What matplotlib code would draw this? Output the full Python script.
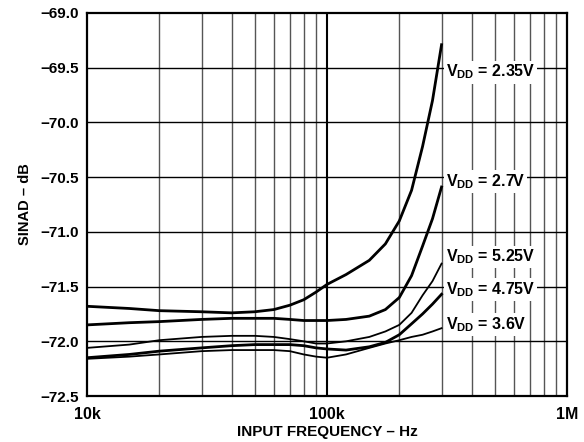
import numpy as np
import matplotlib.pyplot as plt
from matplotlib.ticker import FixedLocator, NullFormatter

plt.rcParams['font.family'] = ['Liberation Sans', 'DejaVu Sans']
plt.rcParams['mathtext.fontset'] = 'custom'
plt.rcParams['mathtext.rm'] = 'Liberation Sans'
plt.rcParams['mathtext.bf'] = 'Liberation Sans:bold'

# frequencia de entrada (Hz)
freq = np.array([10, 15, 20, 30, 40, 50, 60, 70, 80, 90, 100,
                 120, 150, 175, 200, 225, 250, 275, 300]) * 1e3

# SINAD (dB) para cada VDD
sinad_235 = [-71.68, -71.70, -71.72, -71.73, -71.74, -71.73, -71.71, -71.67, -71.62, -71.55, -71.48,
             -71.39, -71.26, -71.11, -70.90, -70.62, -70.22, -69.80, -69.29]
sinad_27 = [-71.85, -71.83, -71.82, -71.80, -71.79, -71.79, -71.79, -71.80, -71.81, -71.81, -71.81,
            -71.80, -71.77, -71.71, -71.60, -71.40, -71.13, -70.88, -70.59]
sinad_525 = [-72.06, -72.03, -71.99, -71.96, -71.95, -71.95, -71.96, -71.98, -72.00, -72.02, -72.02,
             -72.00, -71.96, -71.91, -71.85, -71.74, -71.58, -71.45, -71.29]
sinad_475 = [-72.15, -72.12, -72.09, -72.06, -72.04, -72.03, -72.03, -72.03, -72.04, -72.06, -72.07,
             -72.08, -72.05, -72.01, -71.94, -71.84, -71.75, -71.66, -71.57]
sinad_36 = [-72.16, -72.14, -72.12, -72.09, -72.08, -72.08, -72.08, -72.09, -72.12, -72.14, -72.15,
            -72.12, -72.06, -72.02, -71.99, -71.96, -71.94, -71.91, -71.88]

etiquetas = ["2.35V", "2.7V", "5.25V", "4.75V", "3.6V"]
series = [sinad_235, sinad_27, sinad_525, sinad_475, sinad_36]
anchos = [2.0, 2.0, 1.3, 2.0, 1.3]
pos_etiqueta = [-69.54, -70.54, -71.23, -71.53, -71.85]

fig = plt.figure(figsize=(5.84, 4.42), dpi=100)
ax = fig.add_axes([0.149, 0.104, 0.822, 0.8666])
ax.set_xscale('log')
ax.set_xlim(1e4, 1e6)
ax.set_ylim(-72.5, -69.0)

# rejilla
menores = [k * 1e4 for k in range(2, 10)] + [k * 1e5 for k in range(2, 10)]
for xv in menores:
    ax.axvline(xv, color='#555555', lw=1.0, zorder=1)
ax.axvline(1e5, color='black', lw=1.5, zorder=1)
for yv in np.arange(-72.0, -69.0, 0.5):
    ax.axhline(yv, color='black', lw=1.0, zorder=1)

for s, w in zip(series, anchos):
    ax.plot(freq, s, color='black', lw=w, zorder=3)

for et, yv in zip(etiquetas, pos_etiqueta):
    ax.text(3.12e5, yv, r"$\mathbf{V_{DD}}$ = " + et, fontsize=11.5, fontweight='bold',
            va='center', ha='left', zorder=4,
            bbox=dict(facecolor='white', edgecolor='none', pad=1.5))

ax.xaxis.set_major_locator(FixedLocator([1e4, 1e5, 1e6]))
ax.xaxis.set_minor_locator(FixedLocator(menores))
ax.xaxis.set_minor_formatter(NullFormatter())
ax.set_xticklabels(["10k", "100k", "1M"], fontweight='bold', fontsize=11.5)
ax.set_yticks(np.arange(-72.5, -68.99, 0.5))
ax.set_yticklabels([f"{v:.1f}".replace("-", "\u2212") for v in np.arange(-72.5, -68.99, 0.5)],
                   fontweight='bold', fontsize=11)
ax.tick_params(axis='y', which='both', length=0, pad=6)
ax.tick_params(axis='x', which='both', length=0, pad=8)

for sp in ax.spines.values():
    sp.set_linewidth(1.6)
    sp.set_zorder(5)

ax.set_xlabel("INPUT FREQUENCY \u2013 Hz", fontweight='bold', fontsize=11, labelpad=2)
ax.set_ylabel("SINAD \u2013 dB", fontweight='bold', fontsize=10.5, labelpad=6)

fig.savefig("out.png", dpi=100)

● **Goal of the exercise**: Write out the full listing verbatim, excluding its pictures.

● **Correct answer**:
What matplotlib code would draw this? Output the full Python script.
import numpy as np
import matplotlib.pyplot as plt
from matplotlib.ticker import FixedLocator, NullFormatter

plt.rcParams['font.family'] = ['Liberation Sans', 'DejaVu Sans']
plt.rcParams['mathtext.fontset'] = 'custom'
plt.rcParams['mathtext.rm'] = 'Liberation Sans'
plt.rcParams['mathtext.bf'] = 'Liberation Sans:bold'

# frequencia de entrada (Hz)
freq = np.array([10, 15, 20, 30, 40, 50, 60, 70, 80, 90, 100,
                 120, 150, 175, 200, 225, 250, 275, 300]) * 1e3

# SINAD (dB) para cada VDD
sinad_235 = [-71.68, -71.70, -71.72, -71.73, -71.74, -71.73, -71.71, -71.67, -71.62, -71.55, -71.48,
             -71.39, -71.26, -71.11, -70.90, -70.62, -70.22, -69.80, -69.29]
sinad_27 = [-71.85, -71.83, -71.82, -71.80, -71.79, -71.79, -71.79, -71.80, -71.81, -71.81, -71.81,
            -71.80, -71.77, -71.71, -71.60, -71.40, -71.13, -70.88, -70.59]
sinad_525 = [-72.06, -72.03, -71.99, -71.96, -71.95, -71.95, -71.96, -71.98, -72.00, -72.02, -72.02,
             -72.00, -71.96, -71.91, -71.85, -71.74, -71.58, -71.45, -71.29]
sinad_475 = [-72.15, -72.12, -72.09, -72.06, -72.04, -72.03, -72.03, -72.03, -72.04, -72.06, -72.07,
             -72.08, -72.05, -72.01, -71.94, -71.84, -71.75, -71.66, -71.57]
sinad_36 = [-72.16, -72.14, -72.12, -72.09, -72.08, -72.08, -72.08, -72.09, -72.12, -72.14, -72.15,
            -72.12, -72.06, -72.02, -71.99, -71.96, -71.94, -71.91, -71.88]

etiquetas = ["2.35V", "2.7V", "5.25V", "4.75V", "3.6V"]
series = [sinad_235, sinad_27, sinad_525, sinad_475, sinad_36]
anchos = [2.0, 2.0, 1.3, 2.0, 1.3]
pos_etiqueta = [-69.54, -70.54, -71.23, -71.53, -71.85]

fig = plt.figure(figsize=(5.84, 4.42), dpi=100)
ax = fig.add_axes([0.149, 0.104, 0.822, 0.8666])
ax.set_xscale('log')
ax.set_xlim(1e4, 1e6)
ax.set_ylim(-72.5, -69.0)

# rejilla
menores = [k * 1e4 for k in range(2, 10)] + [k * 1e5 for k in range(2, 10)]
for xv in menores:
    ax.axvline(xv, color='#555555', lw=1.0, zorder=1)
ax.axvline(1e5, color='black', lw=1.5, zorder=1)
for yv in np.arange(-72.0, -69.0, 0.5):
    ax.axhline(yv, color='black', lw=1.0, zorder=1)

for s, w in zip(series, anchos):
    ax.plot(freq, s, color='black', lw=w, zorder=3)

for et, yv in zip(etiquetas, pos_etiqueta):
    ax.text(3.12e5, yv, r"$\mathbf{V_{DD}}$ = " + et, fontsize=11.5, fontweight='bold',
            va='center', ha='left', zorder=4,
            bbox=dict(facecolor='white', edgecolor='none', pad=1.5))

ax.xaxis.set_major_locator(FixedLocator([1e4, 1e5, 1e6]))
ax.xaxis.set_minor_locator(FixedLocator(menores))
ax.xaxis.set_minor_formatter(NullFormatter())
ax.set_xticklabels(["10k", "100k", "1M"], fontweight='bold', fontsize=11.5)
ax.set_yticks(np.arange(-72.5, -68.99, 0.5))
ax.set_yticklabels([f"{v:.1f}".replace("-", "\u2212") for v in np.arange(-72.5, -68.99, 0.5)],
                   fontweight='bold', fontsize=11)
ax.tick_params(axis='y', which='both', length=0, pad=6)
ax.tick_params(axis='x', which='both', length=0, pad=8)

for sp in ax.spines.values():
    sp.set_linewidth(1.6)
    sp.set_zorder(5)

ax.set_xlabel("INPUT FREQUENCY \u2013 Hz", fontweight='bold', fontsize=11, labelpad=2)
ax.set_ylabel("SINAD \u2013 dB", fontweight='bold', fontsize=10.5, labelpad=6)

fig.savefig("out.png", dpi=100)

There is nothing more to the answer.